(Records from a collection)
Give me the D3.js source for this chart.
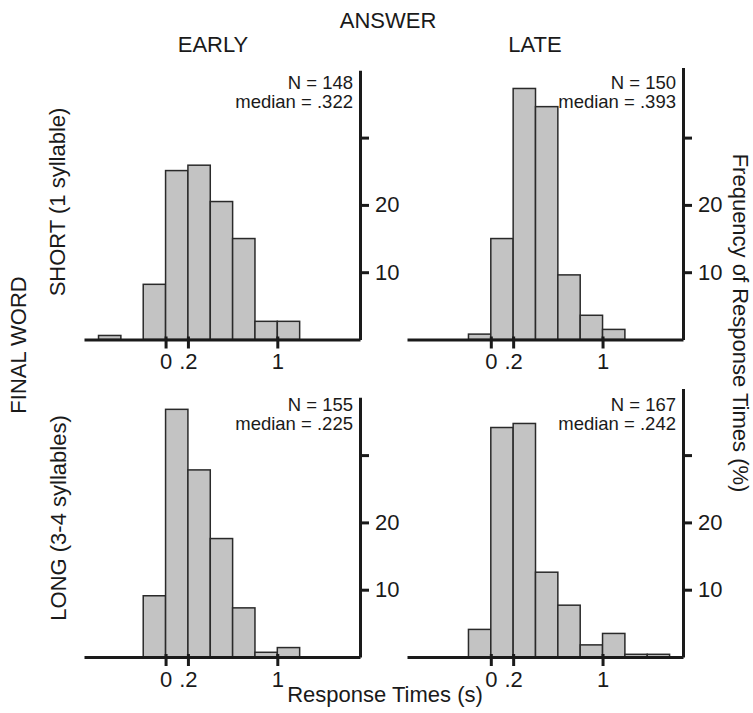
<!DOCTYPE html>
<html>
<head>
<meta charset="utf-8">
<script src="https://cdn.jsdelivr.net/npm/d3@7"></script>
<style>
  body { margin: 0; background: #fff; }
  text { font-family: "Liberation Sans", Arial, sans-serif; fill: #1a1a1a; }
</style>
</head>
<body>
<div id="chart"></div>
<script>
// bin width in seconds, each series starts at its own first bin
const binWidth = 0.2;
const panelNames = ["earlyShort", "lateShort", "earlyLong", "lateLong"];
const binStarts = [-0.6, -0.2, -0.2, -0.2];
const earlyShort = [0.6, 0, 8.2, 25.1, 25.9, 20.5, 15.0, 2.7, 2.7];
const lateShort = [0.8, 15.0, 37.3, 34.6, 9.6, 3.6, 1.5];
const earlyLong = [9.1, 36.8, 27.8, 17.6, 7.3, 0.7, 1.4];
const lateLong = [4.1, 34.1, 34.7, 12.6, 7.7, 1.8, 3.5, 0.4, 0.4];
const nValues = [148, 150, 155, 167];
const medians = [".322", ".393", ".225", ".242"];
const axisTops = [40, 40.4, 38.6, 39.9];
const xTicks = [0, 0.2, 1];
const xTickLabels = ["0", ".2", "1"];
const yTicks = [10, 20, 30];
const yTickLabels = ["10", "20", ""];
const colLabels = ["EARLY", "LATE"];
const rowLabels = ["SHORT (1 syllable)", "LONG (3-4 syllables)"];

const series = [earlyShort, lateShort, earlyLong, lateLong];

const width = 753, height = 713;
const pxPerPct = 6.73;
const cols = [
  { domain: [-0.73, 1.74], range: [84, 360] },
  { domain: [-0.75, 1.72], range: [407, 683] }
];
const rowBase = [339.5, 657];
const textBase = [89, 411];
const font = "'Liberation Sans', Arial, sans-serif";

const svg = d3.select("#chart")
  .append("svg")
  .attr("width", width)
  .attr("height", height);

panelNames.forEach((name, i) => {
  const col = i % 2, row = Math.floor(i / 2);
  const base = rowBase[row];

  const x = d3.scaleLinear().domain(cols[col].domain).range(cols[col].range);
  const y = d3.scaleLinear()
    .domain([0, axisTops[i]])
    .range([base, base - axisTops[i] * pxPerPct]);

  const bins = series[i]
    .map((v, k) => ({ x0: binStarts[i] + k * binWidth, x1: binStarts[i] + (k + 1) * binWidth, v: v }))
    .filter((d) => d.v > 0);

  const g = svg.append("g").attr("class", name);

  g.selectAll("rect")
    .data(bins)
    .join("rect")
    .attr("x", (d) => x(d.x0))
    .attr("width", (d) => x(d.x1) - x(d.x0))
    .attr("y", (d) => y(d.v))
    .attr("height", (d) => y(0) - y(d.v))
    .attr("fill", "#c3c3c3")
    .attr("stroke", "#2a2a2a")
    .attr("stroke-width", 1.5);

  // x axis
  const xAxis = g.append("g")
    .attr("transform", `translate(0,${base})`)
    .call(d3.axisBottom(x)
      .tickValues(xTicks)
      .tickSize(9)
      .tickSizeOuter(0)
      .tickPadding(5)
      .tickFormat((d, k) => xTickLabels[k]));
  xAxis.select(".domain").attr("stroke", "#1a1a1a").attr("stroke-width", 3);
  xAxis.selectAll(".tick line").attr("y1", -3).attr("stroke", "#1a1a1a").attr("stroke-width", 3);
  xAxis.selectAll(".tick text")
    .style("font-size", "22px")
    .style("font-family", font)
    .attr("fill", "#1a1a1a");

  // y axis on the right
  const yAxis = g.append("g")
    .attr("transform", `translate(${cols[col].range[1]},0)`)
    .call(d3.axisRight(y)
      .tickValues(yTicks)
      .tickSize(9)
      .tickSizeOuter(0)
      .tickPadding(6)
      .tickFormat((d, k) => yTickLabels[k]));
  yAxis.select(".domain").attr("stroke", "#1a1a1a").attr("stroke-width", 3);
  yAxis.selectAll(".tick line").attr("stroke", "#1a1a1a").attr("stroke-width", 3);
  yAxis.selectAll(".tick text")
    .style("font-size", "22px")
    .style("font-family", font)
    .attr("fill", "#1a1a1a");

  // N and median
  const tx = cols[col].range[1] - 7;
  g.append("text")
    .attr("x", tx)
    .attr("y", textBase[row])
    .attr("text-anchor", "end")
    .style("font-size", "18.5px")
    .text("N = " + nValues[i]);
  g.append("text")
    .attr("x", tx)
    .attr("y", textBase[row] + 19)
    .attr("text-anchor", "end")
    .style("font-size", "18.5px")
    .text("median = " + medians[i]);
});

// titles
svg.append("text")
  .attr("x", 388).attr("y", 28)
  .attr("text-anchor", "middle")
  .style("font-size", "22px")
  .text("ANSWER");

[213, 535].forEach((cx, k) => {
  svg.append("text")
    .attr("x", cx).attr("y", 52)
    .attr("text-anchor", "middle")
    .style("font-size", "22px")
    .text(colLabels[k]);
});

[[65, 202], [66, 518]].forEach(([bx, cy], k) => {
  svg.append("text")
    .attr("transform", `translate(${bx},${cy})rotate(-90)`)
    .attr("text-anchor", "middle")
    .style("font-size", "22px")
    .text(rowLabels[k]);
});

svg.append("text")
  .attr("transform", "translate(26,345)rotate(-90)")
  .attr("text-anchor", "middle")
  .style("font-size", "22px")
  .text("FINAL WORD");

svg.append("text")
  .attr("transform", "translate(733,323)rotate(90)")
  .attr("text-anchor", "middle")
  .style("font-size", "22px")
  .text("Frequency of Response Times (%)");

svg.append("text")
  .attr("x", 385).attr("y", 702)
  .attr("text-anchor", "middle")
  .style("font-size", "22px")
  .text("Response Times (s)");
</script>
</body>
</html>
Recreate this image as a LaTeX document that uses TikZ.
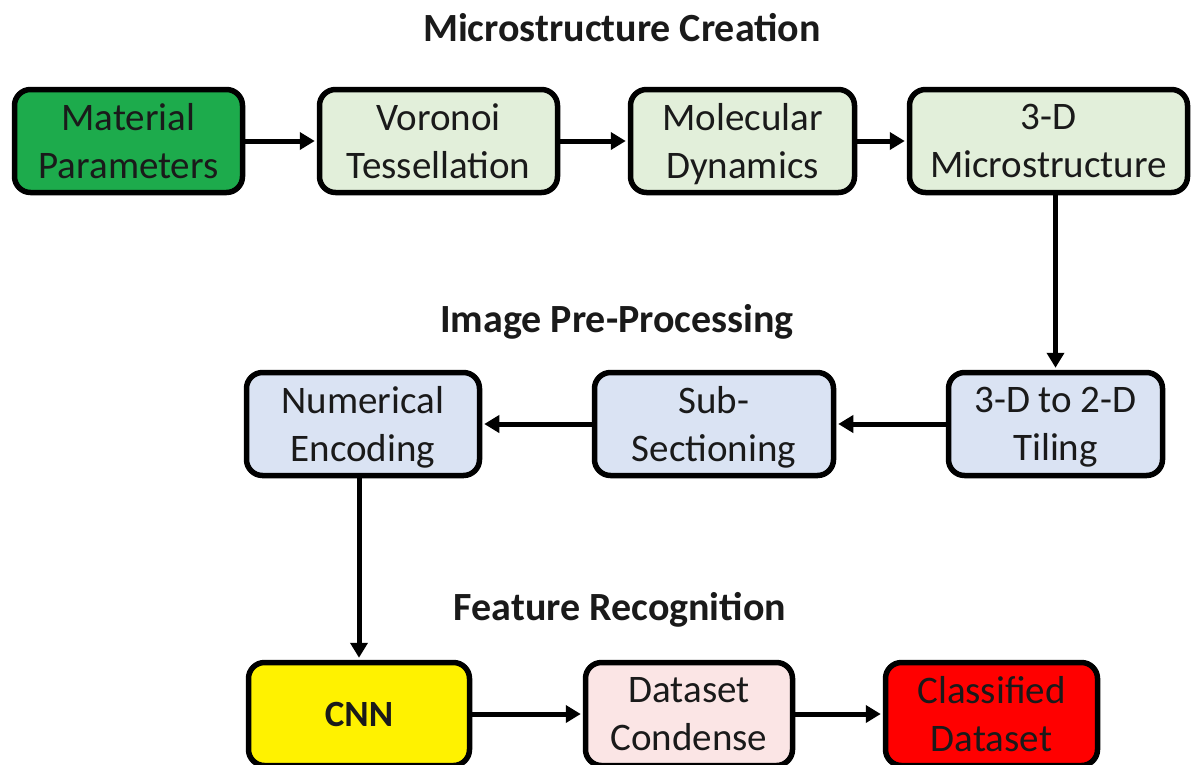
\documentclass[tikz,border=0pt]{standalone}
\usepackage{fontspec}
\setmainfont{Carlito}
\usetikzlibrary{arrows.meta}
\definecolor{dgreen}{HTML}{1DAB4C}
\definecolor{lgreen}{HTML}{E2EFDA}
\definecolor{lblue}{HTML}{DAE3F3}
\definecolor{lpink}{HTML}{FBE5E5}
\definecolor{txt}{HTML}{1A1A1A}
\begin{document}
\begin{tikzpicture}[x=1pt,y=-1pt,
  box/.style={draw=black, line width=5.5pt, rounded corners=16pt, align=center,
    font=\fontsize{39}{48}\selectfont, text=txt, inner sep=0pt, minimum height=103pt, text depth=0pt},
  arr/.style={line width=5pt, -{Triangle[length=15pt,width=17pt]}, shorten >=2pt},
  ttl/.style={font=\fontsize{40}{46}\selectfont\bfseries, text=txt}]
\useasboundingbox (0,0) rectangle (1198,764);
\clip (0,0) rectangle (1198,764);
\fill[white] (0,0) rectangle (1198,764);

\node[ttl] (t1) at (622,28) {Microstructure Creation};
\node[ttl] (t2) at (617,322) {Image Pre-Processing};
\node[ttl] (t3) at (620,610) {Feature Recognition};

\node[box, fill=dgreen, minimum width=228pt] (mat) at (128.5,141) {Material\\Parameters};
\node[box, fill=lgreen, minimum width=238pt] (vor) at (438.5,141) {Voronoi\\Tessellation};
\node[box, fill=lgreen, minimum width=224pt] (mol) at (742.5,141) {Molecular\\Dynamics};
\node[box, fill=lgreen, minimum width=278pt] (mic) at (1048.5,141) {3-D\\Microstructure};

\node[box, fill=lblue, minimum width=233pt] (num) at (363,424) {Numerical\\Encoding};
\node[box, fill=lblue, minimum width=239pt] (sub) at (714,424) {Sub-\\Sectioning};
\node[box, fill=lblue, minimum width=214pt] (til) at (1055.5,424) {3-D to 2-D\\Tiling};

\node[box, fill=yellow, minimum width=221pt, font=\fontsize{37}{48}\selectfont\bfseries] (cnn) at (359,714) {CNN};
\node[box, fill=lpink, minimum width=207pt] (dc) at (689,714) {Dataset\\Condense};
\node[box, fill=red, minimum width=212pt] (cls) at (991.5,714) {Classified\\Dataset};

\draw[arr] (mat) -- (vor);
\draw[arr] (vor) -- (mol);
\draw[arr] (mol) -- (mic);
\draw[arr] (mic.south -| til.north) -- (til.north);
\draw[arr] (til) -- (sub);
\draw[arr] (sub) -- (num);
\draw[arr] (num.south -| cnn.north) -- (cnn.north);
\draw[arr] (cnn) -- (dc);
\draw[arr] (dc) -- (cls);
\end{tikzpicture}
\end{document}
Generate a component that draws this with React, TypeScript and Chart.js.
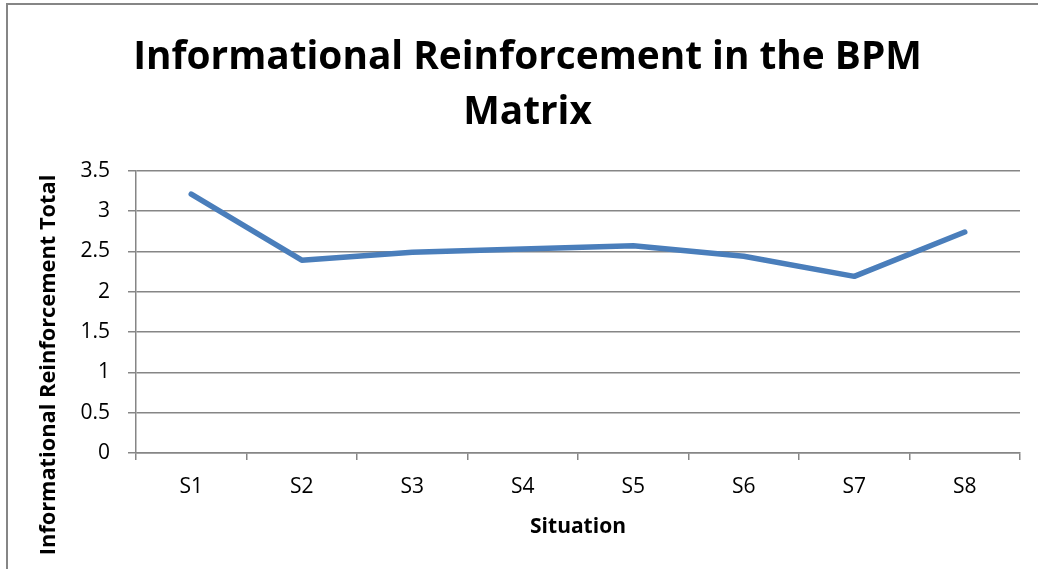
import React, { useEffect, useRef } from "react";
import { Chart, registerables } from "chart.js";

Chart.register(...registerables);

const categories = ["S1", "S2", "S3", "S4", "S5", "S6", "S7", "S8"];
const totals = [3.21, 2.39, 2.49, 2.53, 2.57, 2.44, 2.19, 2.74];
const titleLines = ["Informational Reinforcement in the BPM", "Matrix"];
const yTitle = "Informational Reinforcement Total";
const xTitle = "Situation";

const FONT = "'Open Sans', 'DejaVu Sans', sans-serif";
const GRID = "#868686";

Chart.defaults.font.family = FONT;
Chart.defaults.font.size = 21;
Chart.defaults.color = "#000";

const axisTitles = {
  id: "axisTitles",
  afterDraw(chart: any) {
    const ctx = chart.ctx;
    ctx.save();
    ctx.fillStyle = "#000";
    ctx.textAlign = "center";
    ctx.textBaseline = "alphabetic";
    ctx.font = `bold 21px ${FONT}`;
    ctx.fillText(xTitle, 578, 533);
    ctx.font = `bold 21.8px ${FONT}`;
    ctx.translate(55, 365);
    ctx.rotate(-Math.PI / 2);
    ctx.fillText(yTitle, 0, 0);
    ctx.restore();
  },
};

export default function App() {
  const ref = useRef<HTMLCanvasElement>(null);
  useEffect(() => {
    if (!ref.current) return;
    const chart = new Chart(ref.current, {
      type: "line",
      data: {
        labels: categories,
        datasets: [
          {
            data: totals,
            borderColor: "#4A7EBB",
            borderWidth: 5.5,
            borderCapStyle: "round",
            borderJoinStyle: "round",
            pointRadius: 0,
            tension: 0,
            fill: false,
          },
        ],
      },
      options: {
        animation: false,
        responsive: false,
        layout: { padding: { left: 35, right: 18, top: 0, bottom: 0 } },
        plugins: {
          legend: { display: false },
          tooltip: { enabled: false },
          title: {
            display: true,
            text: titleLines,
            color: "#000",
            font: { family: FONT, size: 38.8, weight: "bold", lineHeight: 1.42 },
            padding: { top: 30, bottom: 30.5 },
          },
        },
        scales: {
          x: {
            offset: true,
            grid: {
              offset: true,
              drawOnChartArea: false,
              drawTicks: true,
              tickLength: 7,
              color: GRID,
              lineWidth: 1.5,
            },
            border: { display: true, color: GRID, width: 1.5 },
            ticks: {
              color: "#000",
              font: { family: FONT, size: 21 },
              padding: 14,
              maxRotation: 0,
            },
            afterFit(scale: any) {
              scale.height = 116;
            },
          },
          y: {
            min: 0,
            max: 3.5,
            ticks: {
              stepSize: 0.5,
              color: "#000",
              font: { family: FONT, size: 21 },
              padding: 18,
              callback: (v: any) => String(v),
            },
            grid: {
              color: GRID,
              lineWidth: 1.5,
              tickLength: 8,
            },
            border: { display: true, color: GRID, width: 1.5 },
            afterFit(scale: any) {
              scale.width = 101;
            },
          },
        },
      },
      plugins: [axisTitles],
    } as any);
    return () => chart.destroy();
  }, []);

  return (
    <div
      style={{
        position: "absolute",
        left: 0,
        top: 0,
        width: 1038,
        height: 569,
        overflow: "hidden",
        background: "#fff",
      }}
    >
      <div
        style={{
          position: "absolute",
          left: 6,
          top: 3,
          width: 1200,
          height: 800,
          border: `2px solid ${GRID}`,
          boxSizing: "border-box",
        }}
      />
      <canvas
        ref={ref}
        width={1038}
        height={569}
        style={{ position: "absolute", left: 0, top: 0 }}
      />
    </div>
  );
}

## Task to complete
Take the lines above from the top of the records through the one with "const base = rowBase[row];" and repeat them exactly, without any pictures.

## Reply
Give me the D3.js source for this chart.
<!DOCTYPE html>
<html>
<head>
<meta charset="utf-8">
<script src="https://cdn.jsdelivr.net/npm/d3@7"></script>
<style>
  body { margin: 0; background: #fff; }
  text { font-family: "Liberation Sans", Arial, sans-serif; fill: #1a1a1a; }
</style>
</head>
<body>
<div id="chart"></div>
<script>
// bin width in seconds, each series starts at its own first bin
const binWidth = 0.2;
const panelNames = ["earlyShort", "lateShort", "earlyLong", "lateLong"];
const binStarts = [-0.6, -0.2, -0.2, -0.2];
const earlyShort = [0.6, 0, 8.2, 25.1, 25.9, 20.5, 15.0, 2.7, 2.7];
const lateShort = [0.8, 15.0, 37.3, 34.6, 9.6, 3.6, 1.5];
const earlyLong = [9.1, 36.8, 27.8, 17.6, 7.3, 0.7, 1.4];
const lateLong = [4.1, 34.1, 34.7, 12.6, 7.7, 1.8, 3.5, 0.4, 0.4];
const nValues = [148, 150, 155, 167];
const medians = [".322", ".393", ".225", ".242"];
const axisTops = [40, 40.4, 38.6, 39.9];
const xTicks = [0, 0.2, 1];
const xTickLabels = ["0", ".2", "1"];
const yTicks = [10, 20, 30];
const yTickLabels = ["10", "20", ""];
const colLabels = ["EARLY", "LATE"];
const rowLabels = ["SHORT (1 syllable)", "LONG (3-4 syllables)"];

const series = [earlyShort, lateShort, earlyLong, lateLong];

const width = 753, height = 713;
const pxPerPct = 6.73;
const cols = [
  { domain: [-0.73, 1.74], range: [84, 360] },
  { domain: [-0.75, 1.72], range: [407, 683] }
];
const rowBase = [339.5, 657];
const textBase = [89, 411];
const font = "'Liberation Sans', Arial, sans-serif";

const svg = d3.select("#chart")
  .append("svg")
  .attr("width", width)
  .attr("height", height);

panelNames.forEach((name, i) => {
  const col = i % 2, row = Math.floor(i / 2);
  const base = rowBase[row];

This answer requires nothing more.